Next generation molecular probes for magnetic resonance imaging and sensing: Design, synthesis, evaluation and application

Principal Investigator: Xiao-an Zhang

Department: Physical & Environmental Sciences

Grant Names: NSERC ; Discovery Grant ;

Award Years: 2016 to 2021


Nuclear magnetic resonance can be used for both spectroscopy (NMR) and imaging (MRI) studies, and thus is widely applied in chemistry, biology and medicine. The hallmark limitation of both MR-based techniques is the low sensitivity. As such, clinical MRI must rely on the 1H NMR signal of water, the most abundant molecule in vivo. Many molecular events with biological or medical significance, such as protein expression, enzyme activities and pH fluctuation, are inaccessible by NMR or MRI, due to low signal intensity. This research program aims to develop new chemical probes to improve the sensitivity and molecular specificity for MR imaging and spectroscopic sensing. Their application will non-invasively reveal structural and functional information of living biological systems at molecular level, ideal for advanced biomedical research as well as for clinical diagnosis. The current program aims to achieve the following breakthroughs: to understand and to further improve the factors that control the high sensitivity of manganese porphyrins (MnPs) at high magnetic fields; to develop novel MnPs for specific applications, including vascular imaging, cellular imaging and disease targeted molecular imaging; to develop new approaches to manipulate sensitivity, and utilize them for MRI sensor development.

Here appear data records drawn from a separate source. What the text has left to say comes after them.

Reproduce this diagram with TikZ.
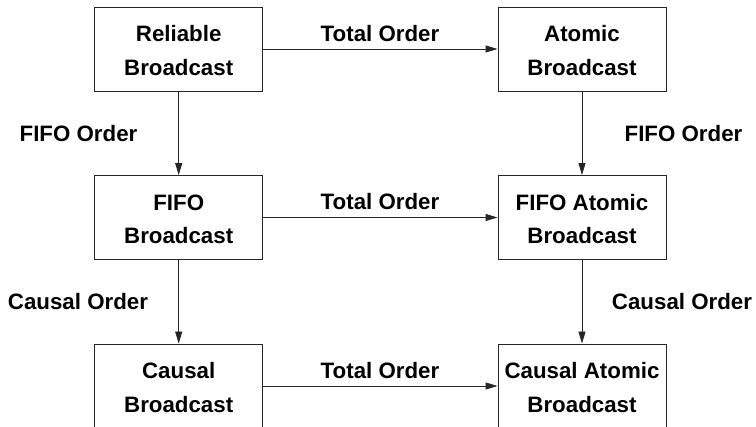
\documentclass[tikz,border=0pt]{standalone}
\usepackage{fontspec}
\setmainfont{Liberation Sans}
\usetikzlibrary{arrows.meta}
\begin{document}
\begin{tikzpicture}[x=1pt,y=-1pt,
  font=\fontsize{22.3}{33.3}\selectfont\bfseries,
  bcast/.style={draw=black!85, line width=0.9pt, minimum width=168pt, minimum height=84pt,
    align=center, inner sep=0pt, text height=52.4pt, text depth=0pt},
  conn/.style={draw=black!85, line width=0.9pt, -{Triangle[length=12pt,width=7pt]}},
  lbl/.style={inner sep=0pt}]
\useasboundingbox (0,0) rectangle (756,427);
% broadcast abstractions
\node[bcast] (rb)  at (178.7,49)  {Reliable\\Broadcast};
\node[bcast] (ab)  at (582,49)    {Atomic\\Broadcast};
\node[bcast] (fb)  at (178.7,217.5) {FIFO\\Broadcast};
\node[bcast] (fab) at (582,217.5) {FIFO Atomic\\Broadcast};
\node[bcast] (cb)  at (178.7,386) {Causal\\Broadcast};
\node[bcast] (cab) at (582,386)   {Causal Atomic\\Broadcast};
% ordering properties
\draw[conn] (rb) -- (ab);
\draw[conn] (fb) -- (fab);
\draw[conn] (cb) -- (cab);
\draw[conn] (rb) -- (fb);
\draw[conn] (fb) -- (cb);
\draw[conn] (ab) -- (fab);
\draw[conn] (fab) -- (cab);
% labels
\node[lbl] (t1) at (380,33.5)  {Total Order};
\node[lbl] (t2) at (380,202) {Total Order};
\node[lbl] (t3) at (380,370.5) {Total Order};
\node[lbl] (f1) at (78.5,133.5) {FIFO Order};
\node[lbl] (f2) at (683.5,133.5) {FIFO Order};
\node[lbl] (c1) at (78,302) {Causal Order};
\node[lbl] (c2) at (682,302) {Causal Order};
\end{tikzpicture}
\end{document}
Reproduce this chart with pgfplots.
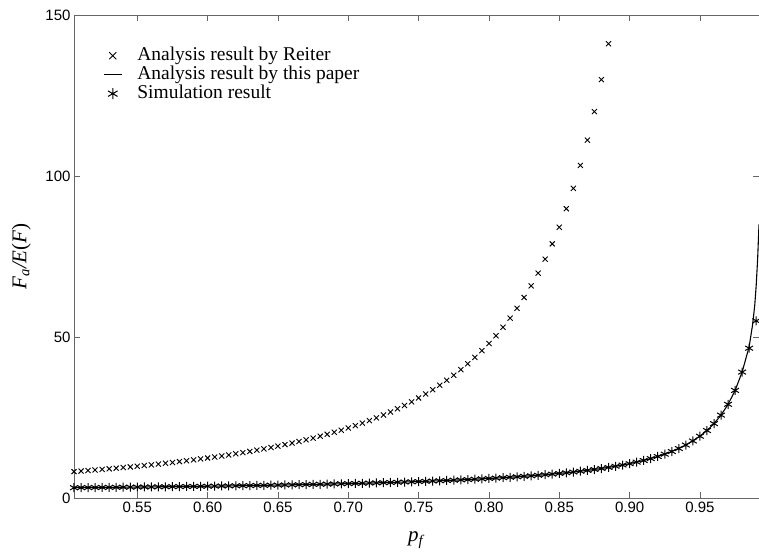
\documentclass[border=0pt]{standalone}
\usepackage{pgfplots}
\pgfplotsset{compat=1.18}
\usepackage{pgfplotstable}
\usepackage{fontspec}
\setmainfont{Liberation Serif}
\newfontfamily\ticksans{Liberation Sans}

% Reiter analysis (x marks)
\pgfplotstableread{
p reiter
0.505 8.19
0.510 8.36
0.515 8.53
0.520 8.70
0.525 8.88
0.530 9.07
0.535 9.26
0.540 9.46
0.545 9.66
0.550 9.87
0.555 10.09
0.560 10.31
0.565 10.55
0.570 10.79
0.575 11.04
0.580 11.30
0.585 11.57
0.590 11.84
0.595 12.13
0.600 12.42
0.605 12.73
0.610 13.05
0.615 13.38
0.620 13.73
0.625 14.09
0.630 14.46
0.635 14.85
0.640 15.25
0.645 15.68
0.650 16.11
0.655 16.58
0.660 17.05
0.665 17.55
0.670 18.07
0.675 18.62
0.680 19.19
0.685 19.78
0.690 20.42
0.695 21.07
0.700 21.76
0.705 22.48
0.710 23.24
0.715 24.04
0.720 24.89
0.725 25.77
0.730 26.71
0.735 27.70
0.740 28.74
0.745 29.85
0.750 31.06
0.755 32.30
0.760 33.63
0.765 35.04
0.770 36.54
0.775 38.14
0.780 39.86
0.785 41.69
0.790 43.65
0.795 45.76
0.800 47.98
0.805 50.41
0.810 53.02
0.815 55.86
0.820 58.92
0.825 62.27
0.830 65.88
0.835 69.83
0.840 74.18
0.845 78.92
0.850 84.09
0.855 89.85
0.860 96.17
0.865 103.27
0.870 111.13
0.875 120.00
0.880 129.93
0.885 141.10
}\reitertab

% simulation result (asterisks)
\pgfplotstableread{
p sim
0.505 3.20
0.510 3.22
0.515 3.24
0.520 3.26
0.525 3.28
0.530 3.30
0.535 3.32
0.540 3.35
0.545 3.37
0.550 3.39
0.555 3.42
0.560 3.44
0.565 3.47
0.570 3.49
0.575 3.52
0.580 3.55
0.585 3.58
0.590 3.60
0.595 3.63
0.600 3.66
0.605 3.69
0.610 3.73
0.615 3.76
0.620 3.79
0.625 3.82
0.630 3.86
0.635 3.90
0.640 3.93
0.645 3.97
0.650 4.01
0.655 4.05
0.660 4.09
0.665 4.13
0.670 4.18
0.675 4.22
0.680 4.27
0.685 4.31
0.690 4.36
0.695 4.42
0.700 4.47
0.705 4.52
0.710 4.58
0.715 4.64
0.720 4.70
0.725 4.76
0.730 4.82
0.735 4.89
0.740 4.96
0.745 5.03
0.750 5.11
0.755 5.18
0.760 5.27
0.765 5.35
0.770 5.44
0.775 5.53
0.780 5.63
0.785 5.73
0.790 5.83
0.795 5.94
0.800 6.06
0.805 6.18
0.810 6.31
0.815 6.44
0.820 6.58
0.825 6.73
0.830 6.89
0.835 7.06
0.840 7.23
0.845 7.42
0.850 7.62
0.855 7.83
0.860 8.06
0.865 8.31
0.870 8.57
0.875 8.85
0.880 9.16
0.885 9.49
0.890 9.85
0.895 10.24
0.900 10.67
0.905 11.14
0.910 11.66
0.915 12.24
0.920 12.89
0.925 13.61
0.930 14.44
0.935 15.37
0.940 16.45
0.945 17.71
0.950 19.19
0.955 20.96
0.960 23.10
0.965 25.74
0.970 29.09
0.975 33.41
0.980 39.11
0.985 46.52
0.990 55.00
}\simtab

% this paper's analysis (solid line)
\pgfplotstableread{
p ana
0.505 3.20
0.530 3.30
0.555 3.42
0.580 3.55
0.605 3.69
0.630 3.86
0.655 4.05
0.680 4.27
0.705 4.52
0.730 4.82
0.755 5.18
0.780 5.63
0.800 6.06
0.820 6.58
0.840 7.23
0.860 8.06
0.875 8.85
0.890 9.85
0.900 10.67
0.910 11.66
0.920 12.89
0.930 14.44
0.940 16.45
0.950 19.19
0.955 20.96
0.960 23.10
0.965 25.74
0.970 29.09
0.975 33.41
0.980 39.11
0.985 47.00
0.9875 54.00
0.989 60.00
0.990 66.00
0.991 74.00
0.992 85.00
}\anatab

\begin{document}
\begin{tikzpicture}
\begin{axis}[
  scale only axis,
  width=685pt, height=483pt,
  xmin=0.505, xmax=0.992,
  ymin=0, ymax=150,
  xtick={0.55,0.60,0.65,0.70,0.75,0.80,0.85,0.90,0.95},
  xticklabels={0.55,0.60,0.65,0.70,0.75,0.80,0.85,0.90,0.95},
  ytick={0,50,100,150},
  xtick pos=both, ytick pos=both,
  xticklabel pos=lower, yticklabel pos=left,
  tick align=inside,
  major tick length=6pt,
  axis line style={black!60, line width=0.8pt},
  every tick/.style={black!60, line width=0.8pt},
  /pgf/number format/assume math mode=true,
  tick label style={font=\ticksans\fontsize{15}{15}\selectfont},
  xlabel={\textit{p}\textsubscript{\textit{f}}},
  ylabel={\textit{F}\textsubscript{\textit{a}}\textit{/E}(\textit{F})},
  every axis x label/.style={at={(axis description cs:0.5,-0.087)}, anchor=center,
    font=\fontsize{21}{21}\selectfont},
  every axis y label/.style={at={(axis description cs:-0.077,0.5)}, rotate=90, anchor=center,
    font=\fontsize{21}{21}\selectfont},
  legend style={draw=none, fill=none, at={(axis description cs:0.038,0.94)}, anchor=north west,
    font=\fontsize{19.5}{19.5}\selectfont, column sep=13pt,
    nodes={inner ysep=0pt, text height=14pt, text depth=5pt}},
  legend cell align=left,
  legend image code/.code={\draw[mark repeat=2,mark phase=2] plot coordinates {(0pt,0pt) (9pt,0pt) (18pt,0pt)};},
]
\addplot[only marks, mark=x, mark size=3.6pt, line width=0.9pt, black,
  legend image post style={mark size=5pt}] table[x=p, y=reiter] {\reitertab};
\addlegendentry{Analysis result by Reiter}
\addplot[no marks, line width=1.1pt, black] table[x=p, y=ana] {\anatab};
\addlegendentry{Analysis result by this paper}
\addplot[only marks, mark=asterisk, mark size=4.5pt, line width=1pt, black,
  legend image post style={mark size=5.5pt}] table[x=p, y=sim] {\simtab};
\addlegendentry{Simulation result}
\coordinate (sw) at (rel axis cs:0,0);
\coordinate (ne) at (rel axis cs:1,1);
\end{axis}
\pgfresetboundingbox
\path[use as bounding box] ([xshift=-74pt,yshift=-56pt]sw) rectangle ([yshift=15pt]ne);
\end{tikzpicture}
\end{document}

By developing novel strategies and choosing appropriate targets, highly sensitive and accurate NMR sensors may be applied for imaging applications. Our program integrates multidisciplinary research approaches, including theory-based molecular design, chemical synthesis, spectroscopic investigations, evaluations in biological systems and applications for disease diagnosis, ideal for training highly qualified personnel at the interfaces between chemistry, biology and translational medical technology.